Say, that name looks familiar. Yes, as you surmised, he is related. Vieux Farka Touré, son of the late Ali Farka, carries forth the sound of his father’s brand of Malian desert blues on this remarkably assured debut. On two of the tracks here, Vieux has the help of his father, whose presence lives on in the form of a pair of guest appearances, the last sessions Ali Farka Touré cut before his death. But Vieux’s father wasn’t always so nurturing of his son’s ambitions. The elder Touré’s musical career was a long, hard battle, with Ali Farka working in obscurity for over a decade before being put on the larger world music stage through a collaboration with Ry Cooder. Even after that, the great singer-guitarist would return to the other lifelong career that had sustained him and his family: rice farming. Understandably, then, he didn’t wish his son to undergo the same hardships.
But, as is evidenced by the surprising sublimity of these recordings, Vieux Farka Touré has always had music in his blood. Although he grew up openly playing percussion, he studied guitar in secret. It was only when he enrolled in the Arts Institute in Bamako, the capital of his homeland, that his father understood just how serious his son was about becoming a professional musician. Soon enough, the word got out that the kid was really good, and producer Eric Herman snatched up Vieux.
The culminationof this story is Vieux Farka Touré, a gorgeous and hypnotic album that actually veers more toward the traditional than much of his father’s recordings. The music here only hints at Afro-pop, mostly due to the presence of bass guitar on the majority of the tracks and, of course, Vieux’s own syncopative electric guitar lines. The rhythms he produces on this instrument are quite reminiscent of his father’s playing, which, in turn, always owed no small debt to American blues legend John Lee Hooker. One generation removed, however, that connection seems less obvious. While the mood of the blues is still present on the junior Touré’s self-titled CD, this disc in an African album through and through. Along with his supple singing and superbly tasteful guitar playing, Vieux accompanies himself on the calabash, a drum from his childhood days as a percussionist. Also present on these 10 tracks are djembe (a hand drum), njarka (a violin), ngoni (a lute), tama (a “talking drum”), kourignan (a scraper), and, on two songs, Toumani Diabaté and his mellifluous playing of the kora, a harp-lute hybrid.

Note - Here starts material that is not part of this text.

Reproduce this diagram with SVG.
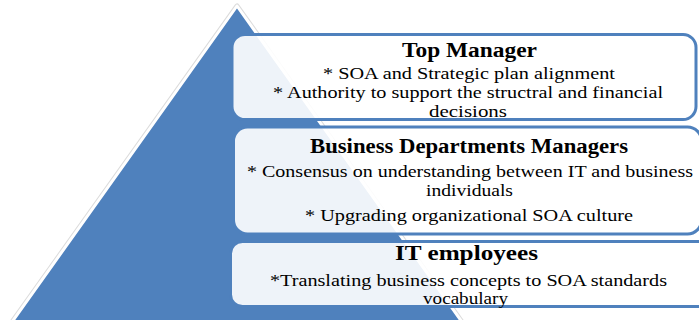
<svg xmlns="http://www.w3.org/2000/svg" width="699" height="320" viewBox="0 0 699 320">
  <style>
    .box { fill: #ffffff; fill-opacity: 0.9; stroke: #4f81bd; stroke-width: 3; }
    .title { font-family: "Liberation Serif", "Times New Roman", serif; font-size: 20px; font-weight: bold; fill: #000000; text-anchor: middle; }
    .body { font-family: "Liberation Serif", "Times New Roman", serif; font-size: 17px; fill: #000000; text-anchor: middle; }
    .small { font-size: 16px; }
  </style>

  <rect width="699" height="320" fill="#ffffff"/>

  <!-- pyramid background -->
  <g id="pyramid">
    <polygon points="237,6 12,322 462,322" fill="none" stroke="#dcdcdc" stroke-width="5" stroke-linejoin="round"/>
    <polygon points="237,6 12,322 462,322" fill="#4f81bd" stroke="#ffffff" stroke-width="3" stroke-linejoin="round"/>
  </g>

  <!-- level 1 -->
  <g id="top-manager">
    <rect class="box" x="232" y="34.5" width="464" height="85" rx="13"/>
    <text class="title" x="469.5" y="57" textLength="135" lengthAdjust="spacingAndGlyphs">Top Manager</text>
    <text class="body" x="469" y="79" textLength="292" lengthAdjust="spacingAndGlyphs">* SOA  and Strategic plan alignment</text>
    <text class="body" x="468" y="98" textLength="390" lengthAdjust="spacingAndGlyphs">* Authority to support the structral and financial</text>
    <text class="body" x="468" y="117" textLength="78" lengthAdjust="spacingAndGlyphs">decisions</text>
  </g>

  <!-- level 2 -->
  <g id="business-managers">
    <rect class="box" x="233.5" y="127" width="468" height="107" rx="14"/>
    <text class="title" x="469" y="153" textLength="318" lengthAdjust="spacingAndGlyphs">Business Departments Managers</text>
    <text class="body" x="470" y="177" textLength="446" lengthAdjust="spacingAndGlyphs">* Consensus on understanding between IT  and business</text>
    <text class="body" x="469.5" y="196" textLength="87" lengthAdjust="spacingAndGlyphs">individuals</text>
    <text class="body" x="469" y="221" textLength="328" lengthAdjust="spacingAndGlyphs">* Upgrading  organizational SOA  culture</text>
  </g>

  <!-- level 3 -->
  <g id="it-employees">
    <rect class="box" x="230.5" y="241.5" width="480" height="65" rx="12"/>
    <text class="title" x="466.5" y="260" textLength="143" lengthAdjust="spacingAndGlyphs">IT  employees</text>
    <text class="body small" x="468.5" y="286" textLength="397" lengthAdjust="spacingAndGlyphs">*Translating business concepts to SOA standards</text>
    <text class="body small" x="465.5" y="304" textLength="85" lengthAdjust="spacingAndGlyphs">vocabulary</text>
  </g>

  <g id="connectors"/>
</svg>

Even though much of the material on Vieux Farka Touré has a driving pulse, it is mostly a meditative experience, as the musicians draw you into their spell. On only one track does a particularly rock-oriented arrangement break this trance. But the cut, “Courage”, is so good that you won’t mind at all. Herman the producer takes an unusually heavy-handed approach here, co-writing the track and joining in on distorted rhythm guitar, bass, and vocals. With a steady drum set beat, the song could have come from Ali Farka’s final album, 2006’s excellent Savane. Appropriately, the number is a rousing tribute to him and to the welcoming spirit of all Malians. After that little party, the album closes with another tribute, this time to Toumani. “Diabaté” is Vieux giving thanks to one of his mentors, who joins his former collaborator’s son in a masterful and pensive duet for kora and acoustic guitar.
It is the perfect closing to a great album. Even setting aside the contributions from his father and Diabaté, this debut release from Vieux Farka Touré displays a precocious mastery of form. Vieux comes across as a deeply grounded individual who cares about the world around him, whether through his lyrics of hope or from the text on the back of the CD’s digipak pledging 10 percent of the record’s proceeds to a UNICEF-affiliated organization fighting Malaria in Africa. Yes, the spirit of his father lives on in Vieux’s guitar work. Equally compelling, the very good soul of Ali Farka seems to be within his son, as well. Happily, the family name lives on. Vieux Farka Touré is a terrific debut.